Water Worries at Sunrise Nursery During Drought
I spoke with Steve Fernandes, owner of Sunrise Nursery, a second generation flower farm in Watsonville, and asked him how the drought has affected his nursery business. He said that he has a private well on his property and even though the well belongs to the farm, the state of California has added meters and charges fees for water usage over and above a certain amount. He says, “It seems that the well can be considered along with ‘mining rights’ since any land below the first few feet of top soil is considered property of the state.” Fernandes has a total of 28 acres of flowers, nine of which are filled with large greenhouses so that most of his flowers can be grown year-round.
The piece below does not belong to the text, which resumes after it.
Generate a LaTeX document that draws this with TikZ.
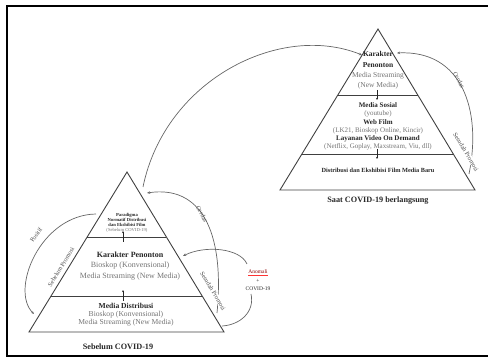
\documentclass[tikz,border=0pt]{standalone}
\usepackage{fontspec}
\setmainfont{Liberation Serif}
\usetikzlibrary{arrows.meta,positioning,calc}

\begin{document}
\begin{tikzpicture}[x=1pt, y=-1pt,
          pyr/.style={draw=black!75, line width=0.9pt},
          sect/.style={draw=black!75, line width=0.8pt},
          txt/.style={align=center, inner sep=0pt, text=black!85},
          pyrcaption/.style={inner sep=0pt, font=\fontsize{8.2}{10}\selectfont\bfseries, text=black!85},
          sidelbl/.style={inner sep=0.6pt, fill=white, font=\fontsize{6.3}{7}\selectfont, text=black!70},
          arc/.style={draw=black!60, line width=0.7pt},
          arcto/.style={arc, -{Stealth[length=3.2pt, width=2.6pt]}},
          tick/.style={draw=black!85, line width=0.6pt, -{Stealth[length=2.2pt, width=2pt]}}]

          \useasboundingbox (0,0) rectangle (488,358);
          \draw[line width=1.8pt] (498,6) -- (7,6) -- (7,356) -- (498,356);

          % pyramid before covid
          \coordinate (la) at (127,172);
          \coordinate (ll) at (29,332);
          \coordinate (lr) at (224,332);
          \draw[pyr] (la) -- (ll) -- (lr) -- cycle;
          \draw[sect] ($(la)!0.406!(ll)$) -- ($(la)!0.406!(lr)$);
          \draw[sect] ($(la)!0.775!(ll)$) -- ($(la)!0.775!(lr)$);

          \node[txt, font=\fontsize{4.6}{4.9}\selectfont] (lpar) at (127,223) {\textbf{Paradigma}\\ \textbf{Normatif Distribusi}\\ \textbf{dan Ekshibisi Film}\\ {\color{black!55}(Sebelum COVID-19)}};
          \node[txt, font=\fontsize{8}{10.5}\selectfont] (lkar) at (130,266) {\textbf{Karakter Penonton}\\ {\color{black!55}Bioskop (Konvensional)}\\ {\color{black!55}Media Streaming (New Media)}};
          \node[txt, font=\fontsize{7.6}{7.9}\selectfont] (lmed) at (126,314.5) {\textbf{Media Distribusi}\\ {\color{black!55}Bioskop (Konvensional)}\\ {\color{black!55}Media Streaming (New Media)}};
          \node[pyrcaption] (lcap) at (118,347) {Sebelum COVID-19};

          \coordinate (lt1) at (123,242);
          \coordinate (lt2) at (123,231);
          \coordinate (lt3) at (123,301);
          \coordinate (lt4) at (123,290);
          \draw[tick] (lt1) -- (lt2);
          \draw[tick] (lt3) -- (lt4);

          % pyramid during covid
          \coordinate (ra) at (378,29);
          \coordinate (rl) at (280,190);
          \coordinate (rr) at (475,190);
          \draw[pyr] (ra) -- (rl) -- (rr) -- cycle;
          \draw[sect] ($(ra)!0.41!(rl)$) -- ($(ra)!0.41!(rr)$);
          \draw[sect] ($(ra)!0.776!(rl)$) -- ($(ra)!0.776!(rr)$);

          \node[txt, font=\fontsize{7.5}{10.3}\selectfont] (rkar) at (378,70.5) {\textbf{Karakter}\\ \textbf{Penonton}\\ {\color{black!55}Media Streaming}\\ {\color{black!55}(New Media)}};
          \node[txt, font=\fontsize{7}{8.2}\selectfont] (rmed) at (378,126.5) {\textbf{Media Sosial}\\ {\color{black!55}(youtube)}\\ \textbf{Web Film}\\ {\color{black!55}(LK21, Bioskop Online, Kincir)}\\ \textbf{Layanan Video On Demand}\\ {\color{black!55}(Netflix, Goplay, Maxstream, Viu, dll)}};
          \node[txt, font=\fontsize{6.3}{7}\selectfont\bfseries] (rdis) at (378,170) {Distribusi dan Ekshibisi Film Media Baru};
          \node[pyrcaption] (rcap) at (378,201) {Saat COVID-19 berlangsung};

          \coordinate (rt1) at (377,90);
          \coordinate (rt2) at (377,100);
          \coordinate (rt3) at (377,149);
          \coordinate (rt4) at (377,159);
          \draw[tick] (rt1) -- (rt2);
          \draw[tick] (rt3) -- (rt4);

          % arcs
          \coordinate (bigs) at (143,187);
          \coordinate (bige) at (362,55);
          \draw[arcto] (bigs) .. controls (165,80) and (280,22) .. (bige);

          \coordinate (rcs) at (469,174);
          \coordinate (rce) at (397,53);
          \draw[arcto] (rcs) .. controls (482,110) and (462,50) .. (rce);
          \node[sidelbl, fill=none, rotate=-62] (rcer) at (459,80) {Cerdas};
          \node[sidelbl, rotate=-59] (rsp) at (466,152) {Sesudah Promosi};

          \coordinate (lcs) at (217,313);
          \coordinate (lce) at (147,193);
          \draw[arcto] (lcs) .. controls (225,230) and (200,185) .. (lce);
          \node[sidelbl, fill=none, rotate=-62] (lcer) at (202,214) {Cerdas};
          \node[sidelbl, rotate=-59] (lsp) at (213,291) {Sesudah Promosi};

          \coordinate (lps) at (96,214);
          \coordinate (lpe) at (34,314);
          \draw[arcto] (lps) .. controls (40,215) and (10,290) .. (lpe);
          \node[sidelbl, fill=none, rotate=55] (lpos) at (36,235) {Positif};
          \node[sidelbl, rotate=58.5] (lsb) at (61,267) {Sebelum Promosi};

          % anomali
          \node[txt, font=\fontsize{5.5}{6}\selectfont, text=red!55!black] (anom) at (258,272) {Anomali};
          \draw[red!80, line width=0.5pt] ([yshift=-1pt]anom.south west) -- ([yshift=-1pt]anom.south east);
          \node[txt, font=\fontsize{5.5}{6}\selectfont] (plus) at (258,281) {+};
          \node[txt, font=\fontsize{5.5}{6}\selectfont] (acov) at (258,289) {COVID-19};

          \coordinate (aus) at (247,264);
          \coordinate (aue) at (183,256);
          \draw[arcto] (aus) .. controls (240,248) and (205,245) .. (aue);
          \coordinate (ads) at (251,294);
          \coordinate (ade) at (222,326);
          \draw[arc] (ads) .. controls (255,312) and (240,325) .. (ade);
        \end{tikzpicture}
\end{document}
These enclosures are opened during the day to let the sun in and for air to circulate, then closed at night and heaters turned on when necessary to keep the flowers at the proper temperature. Steve says, “The flowers in the greenhouses have to be monitored much more that open acreage.” Everything is grown in containers so soil pH has to be maintained, water controlled, and mildew watched for. The nursery irrigation acreage is 90% drip irrigation to control water use. They also have flowers like roses and Gerbera daisies that are grown hydroponically using micro-emitters.
All water runoff is captured and the resulting gray water is used to water other flowers. Steve said he is seeking grants from the USDA National Resources Conservation Service (NRCS) for water conservation assistance and improvements to his current system. Steve said he loves to get out and work with his hands and bring his flowers to many farmers’ markets. Despite the challenges of drought he hopes to continue the nursery business for the future.